U.S. Passivity Towards Pakistan has Prolonged the Afghan War

by Lawrence Sellin, Phd. June 2, 2017

Each year the United States sends Pakistan billions of dollars in aid.

In return, Pakistan provides safe haven and material support for our enemy the Taliban, while, through Pakistan’s network of radical Islamic schools “madrassas,” a continuous supply of jihadi recruits is produced to fill the ranks of the Taliban and other terrorist groups.

The policy towards Pakistan that U.S. politicians have pursued is not only stupid, but it could be considered willfully negligent.

It is a strategy based on bribery and submission, not unlike jizya, a tax historically levied by Islamic states on non-Muslim subjects known as “dhimmis” or, in our case, dummies.

It is a form of insanity, repeatedly giving Pakistan money in the vain hope that the Pakistanis will change an approach which they consider successful, the use of terrorism as an instrument of their foreign policy.

The U.S. cannot win in Afghanistan unless there is a significant change in the strategic environment, addressing the root of the conflict, which our politicians have refused to acknowledge.

The U.S. military has been largely relegated to killing the expendable foot-soldiers of the Taliban inside Afghanistan, Pakistan’s madrassa cannon fodder, but only occasionally attacking the inner circle of the Taliban inside Pakistan.

In other words, we have been whacking the wrong moles.

In the relatively rare instances when terrorist leaders have been targeted, they have been killed in Pakistan, not Afghanistan. Those include members of the Pakistan-based Haqqani network and Osama bin Laden, who was sheltered in Pakistan from 2005 until his death at the hands of U.S. Navy SEALs in 2011. The new al Qaeda leader, Ayman al-Zawahiri, is in Pakistan and, like bin Laden, has been protected by Pakistan’s Inter-Services Intelligence agency (ISI).

Mullah Akhtar Mohammad Mansour, Emir of the Taliban was killed in the Nushki district of Balochistan, Pakistan in May 2016 by a drone strike on his car while he was returning from a trip to Iran where he was conferring with Iranian officials. Mansour was carrying an official Pakistani computerized national identity card and a Pakistani passport under the name Muhammad Wali.

The main Taliban group that was led by Mansour is known as the Quetta Shura, whose headquarters is in the Pakistani city of Quetta, the capital of Balochistan Province.

The time is long past to change U.S. policy, to take the war to Pakistan in ways that will alter the strategic conditions.

A first step to doing so would be for the U.S. Department of State to designate the Afghan Taliban as a terrorist group. Many Americans may be surprised to learn that the Afghan Taliban is not on that list, but the Pakistani Taliban, the Tehrik-i-Taliban, is, a group that directly threatens Pakistan’s internal stability.
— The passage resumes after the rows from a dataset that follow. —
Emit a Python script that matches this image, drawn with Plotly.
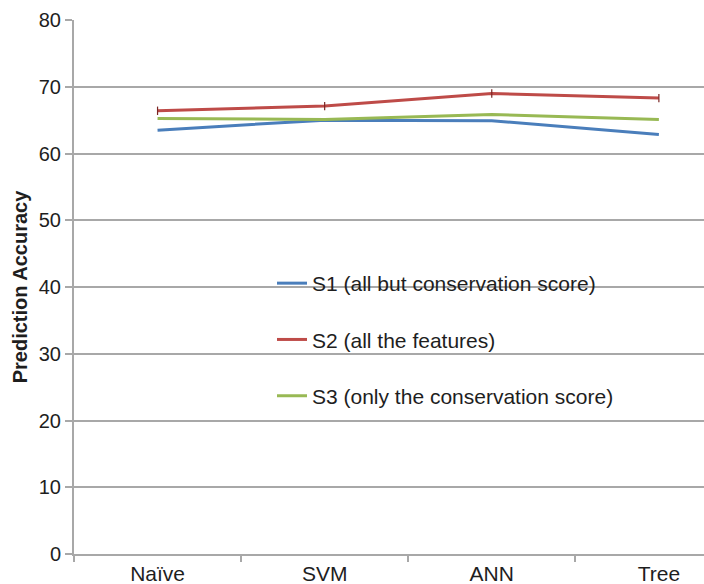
import plotly.graph_objects as go

categories = ["Naïve", "SVM", "ANN", "Tree"]
s1_values = [63.5, 65.0, 64.9, 62.85]
s2_values = [66.4, 67.1, 69.0, 68.3]
s3_values = [65.25, 65.1, 65.85, 65.1]
series_names = ["S1 (all but conservation score)", "S2 (all the features)",
                "S3 (only the conservation score)"]
y_ticks = [0, 10, 20, 30, 40, 50, 60, 70, 80]

FONT = "Liberation Sans, Arial, sans-serif"
GRID = "#a8a8a8"
TXT = "#1e1e1e"

fig = go.Figure()
fig.add_trace(go.Scatter(x=categories, y=s1_values, mode="lines", name=series_names[0],
                         legendgroup="a", line=dict(color="#4a7ebb", width=3)))
fig.add_trace(go.Scatter(x=categories, y=s2_values, mode="lines", name=series_names[1],
                         legendgroup="b", line=dict(color="#be4b48", width=3)))
fig.add_trace(go.Scatter(x=categories, y=s2_values, mode="markers", showlegend=False,
                         marker=dict(symbol="line-ns-open", size=6, color="#7a2624",
                                     line=dict(color="#7a2624", width=1.2))))
fig.add_trace(go.Scatter(x=categories, y=s3_values, mode="lines", name=series_names[2],
                         legendgroup="c", line=dict(color="#98b954", width=3)))

# white box behind legend, covering gridlines
fig.add_shape(type="rect", xref="paper", yref="paper",
              x0=(219 - 74) / 630, x1=(626 - 74) / 630,
              y0=(554 - 445) / 534, y1=(554 - 255) / 534,
              fillcolor="white", line=dict(width=0), layer="between")

fig.update_layout(
    width=704, height=584,
    margin=dict(l=74, r=0, t=20, b=30),
    paper_bgcolor="white", plot_bgcolor="white",
    font=dict(family=FONT, color=TXT, size=20),
    showlegend=True,
    legend=dict(x=(272 - 74) / 630, y=(554 - 263) / 534, xanchor="left", yanchor="top",
                bgcolor="rgba(0,0,0,0)", font=dict(size=21, family=FONT, color=TXT),
                tracegroupgap=26, itemwidth=30),
    xaxis=dict(type="category", range=[-0.5, 3.27], tickson="boundaries",
               ticks="outside", ticklen=6, tickcolor=GRID, tickwidth=2,
               showgrid=False, showline=True, linecolor=GRID, linewidth=2,
               tickfont=dict(size=21, family=FONT, color=TXT), zeroline=False),
    yaxis=dict(range=[0, 80], tickvals=y_ticks, ticks="outside", ticklen=7,
               tickcolor=GRID, tickwidth=2, showgrid=True, gridcolor=GRID, gridwidth=2,
               showline=True, linecolor=GRID, linewidth=2, zeroline=False,
               tickfont=dict(size=20, family=FONT, color=TXT),
               title=dict(text="<b>Prediction Accuracy</b>", standoff=6,
                          font=dict(size=20, family=FONT, color=TXT))),
)

fig.write_html("out.html")
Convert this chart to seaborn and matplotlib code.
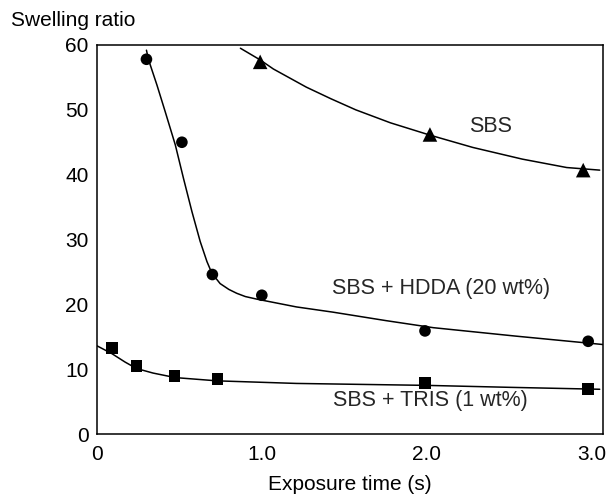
import numpy as np
import pandas as pd
import matplotlib
matplotlib.use("Agg")
import matplotlib.pyplot as plt
import seaborn as sns

# ---- measured data points ----
sbs_x = [0.99, 2.02, 2.95]
sbs_y = [57.4, 46.2, 40.7]

hdda_x = [0.30, 0.515, 0.70, 1.00, 1.99, 2.98]
hdda_y = [57.8, 45.0, 24.6, 21.4, 15.9, 14.3]

tris_x = [0.09, 0.24, 0.47, 0.73, 1.99, 2.98]
tris_y = [13.3, 10.5, 8.9, 8.5, 7.9, 6.9]

# ---- fitted curves ----
sbs_curve_x = [0.87, 0.93, 0.99, 1.07, 1.17, 1.27, 1.42, 1.57, 1.78, 2.02,
               2.28, 2.58, 2.85, 3.05]
sbs_curve_y = [59.5, 58.6, 57.7, 56.3, 54.9, 53.5, 51.7, 50.0, 48.0, 46.1,
               44.2, 42.4, 41.1, 40.7]

hdda_curve_x = [0.30, 0.313, 0.364, 0.414, 0.475, 0.525, 0.576, 0.626, 0.667,
                0.697, 0.747, 0.80, 0.848, 0.90, 0.97, 1.05, 1.13, 1.21, 1.43,
                1.75, 2.04, 2.54, 3.07]
hdda_curve_y = [59.2, 57.7, 53.8, 49.7, 44.6, 39.4, 34.3, 29.7, 26.6,
                24.8, 23.2, 22.3, 21.7, 21.2, 20.8, 20.4, 20.0, 19.6, 18.8,
                17.5, 16.4, 15.1, 13.8]

tris_curve_x = [0.0, 0.09, 0.17, 0.24, 0.34, 0.475, 0.727, 1.21, 2.0, 2.5, 3.05]
tris_curve_y = [13.6, 12.4, 11.1, 10.1, 9.4, 8.7, 8.2, 7.8, 7.5, 7.2, 6.9]

labels = ["SBS", "SBS + HDDA (20 wt%)", "SBS + TRIS (1 wt%)"]

pts = pd.DataFrame({
    "x": sbs_x + hdda_x + tris_x,
    "y": sbs_y + hdda_y + tris_y,
    "s": [labels[0]] * len(sbs_x) + [labels[1]] * len(hdda_x) + [labels[2]] * len(tris_x),
})
curves = pd.DataFrame({
    "x": sbs_curve_x + hdda_curve_x + tris_curve_x,
    "y": sbs_curve_y + hdda_curve_y + tris_curve_y,
    "s": [labels[0]] * len(sbs_curve_x) + [labels[1]] * len(hdda_curve_x) + [labels[2]] * len(tris_curve_x),
})

sns.set_theme(style="white")
plt.rcParams["font.family"] = ["Liberation Sans", "DejaVu Sans"]

fig = plt.figure(figsize=(6.08, 4.97), dpi=100)
ax = fig.add_axes([97 / 608, 1 - 434 / 497, (603 - 97) / 608, (434 - 45) / 497])

pal = {l: "black" for l in labels}
sns.lineplot(data=curves, x="x", y="y", hue="s", palette=pal, sort=False,
             estimator=None, linewidth=1.1, legend=False, ax=ax)
sns.scatterplot(data=pts, x="x", y="y", hue="s", style="s", size="s", palette=pal,
                markers={labels[0]: "^", labels[1]: "o", labels[2]: "s"},
                sizes={labels[0]: 110, labels[1]: 70, labels[2]: 70},
                edgecolor="black", linewidth=0, legend=False, ax=ax, zorder=3)

ax.set_xlim(0, 3.07)
ax.set_ylim(0, 60)
ax.set_xticks([0, 1, 2, 3])
ax.set_xticklabels(["0", "1.0", "2.0", "3.0"])
ax.set_yticks([0, 10, 20, 30, 40, 50, 60])
ax.tick_params(axis="x", direction="in", length=16, width=1, pad=8,
               labelsize=15, colors="black")
ax.tick_params(axis="y", direction="in", length=7, width=1, pad=6,
               labelsize=15, colors="black")
for sp in ax.spines.values():
    sp.set_visible(True)
    sp.set_color("black")
    sp.set_linewidth(1.1)

ax.set_xlabel("Exposure time (s)", fontsize=15, color="black", labelpad=8)
ax.set_ylabel("")
fig.text(11 / 608, 1 - 21 / 497, "Swelling ratio", fontsize=15, color="black",
         ha="left", va="center")

ax.text(2.39, 47.4, labels[0], fontsize=15.5, ha="center", va="center")
ax.text(2.09, 22.4, labels[1], fontsize=15.5, ha="center", va="center")
ax.text(2.02, 5.2, labels[2], fontsize=15.5, ha="center", va="center")

fig.savefig("out.png", dpi=100)
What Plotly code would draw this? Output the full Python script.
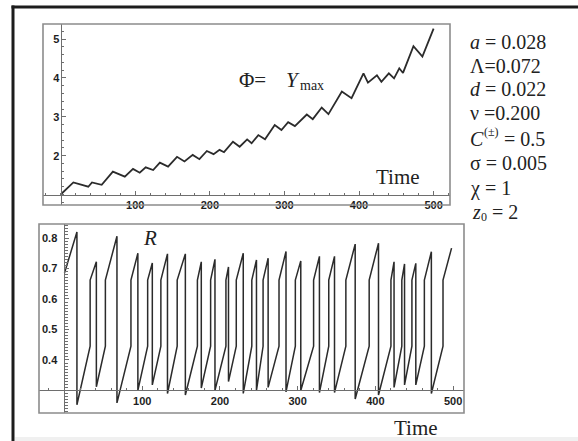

The Afghan Taliban, without any doubt, meets the criteria for being declared a terrorist organization, that is, to engage in terrorism, deliberate attacks on civilians, and threatening the security of U.S. nationals or the national security of the United States.

The reason the Afghan Taliban is not on the list is political expediency, “a concern that applying the terror label to the group would restrict U.S. and Afghan government diplomatic contacts with the Taliban, making peace talks more difficult.”

Declaring the Afghan Taliban a terrorist organization would allow the U.S. to begin to apply pressure on Pakistan to dismantle the Taliban infrastructure inside its territory.

Additional steps could include cutting off foreign aid to Pakistan, declaring Pakistan a state sponsor of terrorism, tilting towards India and supporting a Balochistan independence movement.

Pakistan has made Balochistan both an incubator and operational base for the Taliban and other terrorist groups like the Islamic State, which now has established a presence there and Lashkar-e-Taiba, a fully owned and operated subsidiary of Pakistan’s intelligence service, the ISI.

It is in our interest to assure that Balochistan does not remain a Pakistan-sponsored launch pad for terrorist attacks into Afghanistan or internationally, perhaps by reversing the flow of insurgency.

I do not blame Pakistan for pursuing what they consider their national interests, but I do blame American politicians for agreeing to conditions in Afghanistan that are so lethally detrimental to our own.